Jika saja sore itu tidak masuk kerja, maka kami akan kehilangan ‘jabaran’ penting tentang konsep Amar Ma’ruf, Nahi Munkar (Memerintahkan yang ma’ruf dan mencegah yang munkar) dari tokoh ‘central’ dan ‘otak’-nya Cordova. Unik dan asyik –tentunya- bekerja sambil belajar, ilmu yang ditelurkannya selalu menciptakan rasa tuk selalu berkembang dan berpikir. Yah, karena hidup tidak hanya tuk bekerja, namun lebih dari itu, hidup untuk berkarya. Apa yang diutarakannya tentang penghancuran secara sistemik, kami pahami dengan penghancuran konsep Nahi Munkar (Mencegah yang munkar) secara sistemik. Jika secara global, systemic damage ini kerap dilakukan oleh komunitas ‘pintar’ tuk menghancurkan sebuah gerakan, moralitas, bahkan tauhid sekalipun. Namun tidak salah jika dipahami tentang penghancuran secara sistematis di sebuah komunitas, company, tempat usaha kita bekerja misalnya.

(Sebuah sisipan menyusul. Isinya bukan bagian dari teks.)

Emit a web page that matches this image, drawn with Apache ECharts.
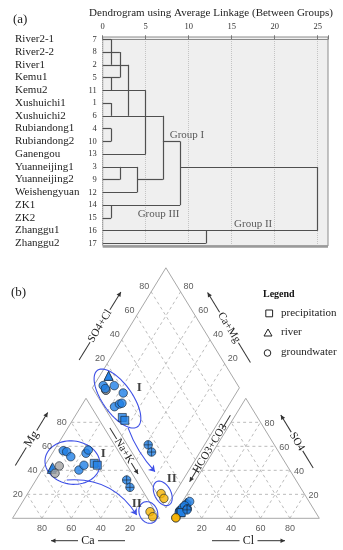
<!DOCTYPE html>
<html><head><meta charset="utf-8">
<script src="https://cdn.jsdelivr.net/npm/echarts@6/dist/echarts.min.js"></script>
<style>html,body{margin:0;padding:0;background:#fff}#c{width:343px;height:550px}</style>
</head><body><div id="c"></div>
<script>
// ================= (a) Dendrogram data =================
const sampleNames = ['River2-1','River2-2','River1','Kemu1','Kemu2','Xushuichi1','Xushuichi2','Rubiandong1','Rubiandong2','Ganengou','Yuanneijing1','Yuanneijing2','Weishengyuan','ZK1','ZK2','Zhanggu1','Zhanggu2'];
const caseNumbers = ['7','8','2','5','11','1','6','4','10','13','3','9','12','14','15','16','17'];
const distanceTicks = [0,5,10,15,20,25];
// rescaled distance reached by each row's leaf line
const leafEnd = [1,2,3,2,5,1,7,1,1,5,4,2,4,9,1,25,12];
// continuation lines of merged clusters: [row, fromDist, toDist]
const branchLines = [[11,4,7],[8,7,9],[10,9,25]];
// vertical joins: [distance, rowA, rowB]
const joins = [[1,0,2],[2,1,3],[1,3,4],[3,2,6],[1,5,6],[5,4,9],[1,7,8],[7,6,11],[2,10,11],[4,10,12],[9,8,13],[1,13,14],[25,10,15],[12,15,16]];
const groupNames = ['Group I','Group III','Group II'];
const groupDist  = [9.8, 6.5, 17.5];
const groupRow   = [7.5, 13.7, 14.5];

// ================= (b) Piper data (meq %) =================
const pCa   = [52.8,51.5,46.4,52.3,37.3,35.4,34.7,22.9,20.0,34.7,29.3,21.5,20.2, 6.4, 7.2, 3.7, 4.0];
const pMg   = [41.1,42.5,43.6,37.5,56.3,55.5,51.3,54.2,56.9,40.2,44.2,45.8,44.2,31.9,25.8, 5.5, 1.3];
const pSO4  = [13.0,12.5, 6.0, 6.2, 6.0, 6.5,12.0, 5.0,14.0, 9.0,10.5, 4.5, 4.8, 8.0, 7.0, 0.5, 0.4];
const pCl   = [ 3.0, 3.5, 2.2, 2.0, 2.3, 2.0, 3.8, 2.2, 4.8, 2.6, 3.2, 3.5, 3.7, 6.2, 6.5, 2.2, 2.2];
const pShape= ['triangle','triangle','circle','circle','circle','circle','circle','circle','circle','circle','circle','square','square','cross','cross','circle','circle'];
const pGroup= ['blue','blue','gray','gray','blue','blue','blue','blue','blue','blue','blue','blue','blue','blue','blue','yellow','yellow'];
const piperTicks = [20,40,60,80];
const legendNames = ['precipitation','river','groundwater'];

// ================= helpers =================
const SERIF = '"Liberation Serif","Times New Roman",serif';
const SANS = '"Liberation Sans",Arial,sans-serif';
const H = 86.6025, G = 8.7;
function cat(ca, mg){ const na = 100-ca-mg; return [na + mg/2, mg*H/100]; }
function an(so4, cl){ return [100+G+cl+so4/2, so4*H/100]; }
function dia(cm, sc){ return [100+G/2 + 0.5*(sc-cm), G*H/100 + H*(sc+cm)/100]; }
const PX_MAX = 200+G, PY_MAX = 2*H + G*H/100;

const DX_MAX = 26.2, ROW_MIN = -0.18, ROW_MAX = 16.2;

// dendrogram segments
const dendroSegs = [];
leafEnd.forEach((e,i)=>dendroSegs.push({coords:[[0,i],[e,i]]}));
branchLines.forEach(([r,a,b])=>dendroSegs.push({coords:[[a,r],[b,r]]}));
joins.forEach(([d,a,b])=>dendroSegs.push({coords:[[d,a],[d,b]]}));

// piper frame and grid lines
const dashed = [];
piperTicks.forEach(t=>{
  dashed.push({coords:[cat(100-t,t), cat(0,t)]});
  dashed.push({coords:[cat(t,0), cat(t,100-t)]});
  dashed.push({coords:[cat(100-t,0), cat(0,100-t)]});
  dashed.push({coords:[an(t,0), an(t,100-t)]});
  dashed.push({coords:[an(0,t), an(100-t,t)]});
  dashed.push({coords:[an(0,100-t), an(100-t,0)]});
  dashed.push({coords:[dia(t,0), dia(t,100)]});
  dashed.push({coords:[dia(0,t), dia(100,t)]});
});
const solid = [
  {coords:[cat(100,0), cat(0,0), cat(0,100), cat(100,0)]},
  {coords:[an(0,0), an(0,100), an(100,0), an(0,0)]},
  {coords:[dia(0,0), dia(100,0), dia(100,100), dia(0,100), dia(0,0)]}
];

// tick labels
const tickItems = [];
piperTicks.forEach(t=>{
  const n = String(t);
  tickItems.push({value:cat(100-t,t), name:n, label:{offset:[-9.5,0.5]}});
  tickItems.push({value:cat(t,0), name:n, label:{offset:[0,10]}});
  tickItems.push({value:an(0,t), name:n, label:{offset:[0,10]}});
  tickItems.push({value:an(t,100-t), name:n, label:{offset:[9,1]}});
  tickItems.push({value:dia(100,t), name:n, label:{offset:[-7,-5]}});
  tickItems.push({value:dia(t,100), name:n, label:{offset:[8,-5]}});
});

// sample points
const fillOf = {blue:'#1f80e6', gray:'#a3a3a3', yellow:'#f5b301'};
const crossPath = 'path://M0,10A10,10 0 1 1 20,10A10,10 0 1 1 0,10Z M10,0V20 M0,10H20';
const symOf = {circle:'circle', square:'rect', triangle:'triangle', cross:crossPath};
const sizeOf = {circle:8.5, square:8, triangle:9, cross:8.5};
const pointItems = [];
pCa.forEach((ca,i)=>{
  const mg = pMg[i], so4 = pSO4[i], cl = pCl[i];
  const style = {color:fillOf[pGroup[i]], borderColor:'#1b2533', borderWidth:0.8};
  const base = {symbol:symOf[pShape[i]], symbolSize:sizeOf[pShape[i]], itemStyle:style};
  pointItems.push(Object.assign({value:cat(ca,mg)}, base));
  pointItems.push(Object.assign({value:an(so4,cl)}, base));
  pointItems.push(Object.assign({value:dia(ca+mg, so4+cl)}, base));
});

// group ellipses (data units): [cu, cv, a, b, angleDeg]
const ellipses = [[71.4,86.4,24.5,10.3,-57],[40.8,40.2,18.8,15.6,-10],[102.2,18.0,9.4,5.6,-65],[92.4,4.2,8.0,6.2,-70]];
function ellipsePts(e){
  const [cx,cy,a,b,ang] = e, r = ang*Math.PI/180, pts = [];
  for(let k=0;k<=72;k++){ const t = k/72*2*Math.PI;
    pts.push([cx + a*Math.cos(t)*Math.cos(r) - b*Math.sin(t)*Math.sin(r), cy + a*Math.cos(t)*Math.sin(r) + b*Math.sin(t)*Math.cos(r)]); }
  return {coords:pts};
}
const trendArrows = [{coords:[[36.9,27.6],[84.5,2.4]], lineStyle:{curveness:0.3}}, {coords:[[78.6,65.2],[96.9,33.6]], lineStyle:{curveness:-0.1}}];
const romanLabels = [{value:[61.8,46.9], name:'I'},{value:[86.3,94.5], name:'I'},{value:[108.3,28.4], name:'II'},{value:[84.5,10.3], name:'II'}];

function axisTitle(cx, cy, deg, text, half, gap, arrowAt, fs){
  const tip = arrowAt==='right' ? half : -half, dir = arrowAt==='right' ? 1 : -1;
  return {type:'group', x:cx, y:cy, rotation:deg*Math.PI/180, silent:true, children:[
    {type:'line', shape:{x1:-half,y1:0,x2:-gap,y2:0}, style:{stroke:'#333', lineWidth:1}},
    {type:'line', shape:{x1:gap,y1:0,x2:half,y2:0}, style:{stroke:'#333', lineWidth:1}},
    {type:'polygon', shape:{points:[[tip,0],[tip-dir*4.5,-2.3],[tip-dir*4.5,2.3]]}, style:{fill:'#333'}},
    {type:'text', x:0, y:0, style:{text:text, align:'center', verticalAlign:'middle', textAlign:'center', textVerticalAlign:'middle', font:(fs||12)+'px '+SERIF, fill:'#222'}}
  ]};
}
const A = 58.5;
const graphics = [
  {type:'text', x:13, y:20, style:{text:'(a)', font:'13px '+SERIF, fill:'#222', verticalAlign:'middle', textVerticalAlign:'middle'}},
  {type:'text', x:211, y:13, style:{text:'Dendrogram using Average Linkage (Between Groups)', font:'11px '+SERIF, fill:'#222', align:'center', verticalAlign:'middle', textAlign:'center', textVerticalAlign:'middle'}},
  {type:'text', x:11, y:293, style:{text:'(b)', font:'13px '+SERIF, fill:'#222', verticalAlign:'middle', textVerticalAlign:'middle'}},
  axisTitle(88, 540.7, 0, 'Ca', 37, 10, 'left', 12),
  axisTitle(248.5, 540.7, 0, 'Cl', 36.5, 9, 'right', 12),
  axisTitle(31.5, 439, A, 'Mg', 31, 10, 'right', 12),
  axisTitle(100, 326, A, 'SO4+Cl', 40, 19, 'right', 11),
  axisTitle(229, 327.5, -A, 'Ca+Mg', 41, 18, 'left', 11),
  axisTitle(124, 451, -A, 'Na+K', 27, 14, 'right', 11),
  axisTitle(210, 448.5, A, 'HCO3+CO3', 39, 23, 'left', 11),
  axisTitle(297, 441.5, -A, 'SO4', 31, 11, 'left', 11),
  {type:'text', x:263, y:294, style:{text:'Legend', font:'bold 10px '+SERIF, fill:'#111', verticalAlign:'middle', textVerticalAlign:'middle'}},
  {type:'rect', shape:{x:265.8,y:310,width:6.8,height:6.8}, style:{fill:'#fff', stroke:'#222', lineWidth:1}},
  {type:'polygon', shape:{points:[[268,329],[264,336],[272,336]]}, style:{fill:'#fff', stroke:'#222', lineWidth:1}},
  {type:'circle', shape:{cx:267.5, cy:353, r:3.3}, style:{fill:'#fff', stroke:'#222', lineWidth:1}},
  {type:'text', x:281, y:313.3, style:{text:legendNames[0], font:'11px '+SERIF, fill:'#222', verticalAlign:'middle', textVerticalAlign:'middle'}},
  {type:'text', x:281, y:332.5, style:{text:legendNames[1], font:'11px '+SERIF, fill:'#222', verticalAlign:'middle', textVerticalAlign:'middle'}},
  {type:'text', x:281, y:352.5, style:{text:legendNames[2], font:'11px '+SERIF, fill:'#222', verticalAlign:'middle', textVerticalAlign:'middle'}}
];

const chart = echarts.init(document.getElementById('c'));
chart.setOption({
  animation:false,
  backgroundColor:'#fff',
  grid:[
    {left:102.7, top:37, width:225.3, height:209, show:true, backgroundColor:'#efefef', borderColor:'#8a8a8a', borderWidth:1},
    {left:12.5, top:267.8, width:306.8, height:250.5},
    {left:102.7, top:32.9, width:225.3, height:216.75}
  ],
  xAxis:[
    {gridIndex:0, type:'value', position:'top', min:0, max:DX_MAX, interval:5,
      axisLine:{show:true, lineStyle:{color:'#8a8a8a'}},
      axisTick:{show:true, length:4, lineStyle:{color:'#777'}},
      axisLabel:{margin:6, fontSize:8.5, fontFamily:SERIF, color:'#333', formatter:v=>distanceTicks.indexOf(v)>=0?String(v):''},
      splitLine:{show:true, lineStyle:{type:'dotted', color:'#c4c4c4'}}},
    {gridIndex:1, type:'value', min:0, max:PX_MAX, show:false},
    {gridIndex:2, type:'value', min:0, max:1, show:false}
  ],
  yAxis:[
    {gridIndex:0, type:'value', inverse:true, min:ROW_MIN, max:ROW_MAX, show:false},
    {gridIndex:1, type:'value', min:0, max:PY_MAX, show:false},
    {gridIndex:2, type:'category', position:'left', inverse:true, data:caseNumbers,
      axisLine:{show:false}, axisTick:{show:false}, splitLine:{show:false},
      axisLabel:{interval:0, margin:6, fontSize:8.5, fontFamily:SERIF, color:'#333'}},
    {gridIndex:2, type:'category', position:'left', offset:0, inverse:true, data:sampleNames,
      axisLine:{show:false}, axisTick:{show:false}, splitLine:{show:false},
      axisLabel:{interval:0, margin:87.7, align:'left', fontSize:11, fontFamily:SERIF, color:'#222'}}
  ],
  series:[
    {type:'lines', coordinateSystem:'cartesian2d', xAxisIndex:0, yAxisIndex:0, silent:true, clip:false,
      data:[{coords:[[0,ROW_MAX],[DX_MAX,ROW_MAX]]}], lineStyle:{color:'#9a9a9a', width:2.5, opacity:1}},
    {type:'lines', coordinateSystem:'cartesian2d', xAxisIndex:0, yAxisIndex:0, silent:true, clip:false,
      data:dendroSegs, lineStyle:{color:'#505050', width:1.2, opacity:1}},
    {type:'scatter', xAxisIndex:0, yAxisIndex:0, symbolSize:0, silent:true, clip:false,
      data:groupNames.map((n,i)=>({name:n, value:[groupDist[i], groupRow[i]]})),
      label:{show:true, position:'inside', formatter:'{b}', fontSize:11, fontFamily:SERIF, color:'#333'}},
    {type:'lines', coordinateSystem:'cartesian2d', xAxisIndex:1, yAxisIndex:1, polyline:true, silent:true, clip:false,
      data:dashed, lineStyle:{color:'#b4b4b4', width:0.9, type:[3,3], opacity:1}},
    {type:'lines', coordinateSystem:'cartesian2d', xAxisIndex:1, yAxisIndex:1, polyline:true, silent:true, clip:false,
      data:solid, lineStyle:{color:'#a8a8a8', width:1, opacity:1}},
    {type:'scatter', xAxisIndex:1, yAxisIndex:1, symbolSize:0, silent:true, clip:false, data:tickItems,
      label:{show:true, position:'inside', formatter:'{b}', fontSize:9, fontFamily:SANS, color:'#333'}},
    {type:'lines', coordinateSystem:'cartesian2d', xAxisIndex:1, yAxisIndex:1, polyline:true, silent:true, clip:false,
      data:ellipses.map(ellipsePts), lineStyle:{color:'#3d4fe6', width:1.1, opacity:1}},
    {type:'lines', coordinateSystem:'cartesian2d', xAxisIndex:1, yAxisIndex:1, silent:true, clip:false,
      data:trendArrows, symbol:['none','arrow'], symbolSize:6, lineStyle:{color:'#3d4fe6', width:1.1, opacity:1}},
    {type:'scatter', xAxisIndex:1, yAxisIndex:1, silent:true, clip:false, data:pointItems, z:5},
    {type:'scatter', xAxisIndex:1, yAxisIndex:1, symbolSize:0, silent:true, clip:false, data:romanLabels,
      label:{show:true, position:'inside', formatter:'{b}', fontSize:13, fontWeight:'bold', fontFamily:SERIF, color:'#111'}}
  ],
  graphic:graphics
});
</script></body></html>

Timbul lah sebuah pertanyaan, adakah seorang yang ‘hidup’ dan bekerja dalam perusahaan itu menghancurkannya (?) Melenyapkan sebuah tempat mengais rezekinya sendiri (?) Jawabannya Ada!, dan sangat mudah tanpa harus terpikir serta mengeluarkan energi banyak. Semua yang ada pada komunitas itu berpotensi melakukan penghancuran-nya secara sistemik tanpa terkecuali. Berbahayanya lagi penghancuran itu menjalar dengan cepat dan tak berasa, yah tak terasa seperti menghancurkan sebuah bangunan yang telah terbangun kokoh. Systemic Damage itu adalah Melakukan Pembiaran. Yah membiarkan suatu hal negatif yang dilakoni rekan satu tim-nya. Cuex dengan segala kesalahan yang tampak depan mata, -bisa jadi- hati memang berontak, namun tak tersalur melalui tindakan dan pelarangan (nahi munkar).
Boleh jadi, maraknya rasa cuex masyarakat kita dewasa ini karena sedang atau telah berada di sebuah tempat nyaman, atau yang sering disebut zona aman. Sehingga terlahir sebuah sikap individualistik akut, jika dalam kondisi sulit –rasanya- kepekaan hati akan sangat tergugah manakala melihat sesuatu yang salah dihadapan kita. Saya, Anda dan juga kita berpotensi untuk menghancurkan segala impian yang terbangun oleh kita sendiri, karena sikap pembiaran itu. Yah, membiarkan virus terus menjalar pada sendi-sendi kehidupan. Sikap dan mentalitas pembiaran pada hal yang salah adalah cerminan dari suatu kaum apatis, kaum yang kerap memusuhi sebuah perubahan akan kedinamisan hidup.
Dalam Islam, konsep Nahi Munkar (Melarang kemungkaran / membiarkan kesalahan) memiliki peran yang teramat besar dalam perkembangan Islam. Pun dalam dunia dakwah, karena memerintah lebih mudah dari melarang. Membiarkan sebuah kesalahan terjadi adalah bentuk pekerjaan yang abstrak, sehingga kehancuran tatanan bangunan-nya pun dengan sangat mudah ter-luluh-lantakkan. Karena hancurnya pun tak kan pernah terasakan. Secara tiba-tiba tatanan itu hancur, karena virusnya telah menjadi sebuah sikap dan mentalitas yang kebal dan meramu pada otak-otak yang apatis.
Sore itu, kita menerima sebuah ‘injection’ penawar tuk melawan sikap apatis kami terhadap apa yang terjadi. Mencoba untuk selalu peka pada hal sedetail mungkin bagi kejayaan Islam secara global.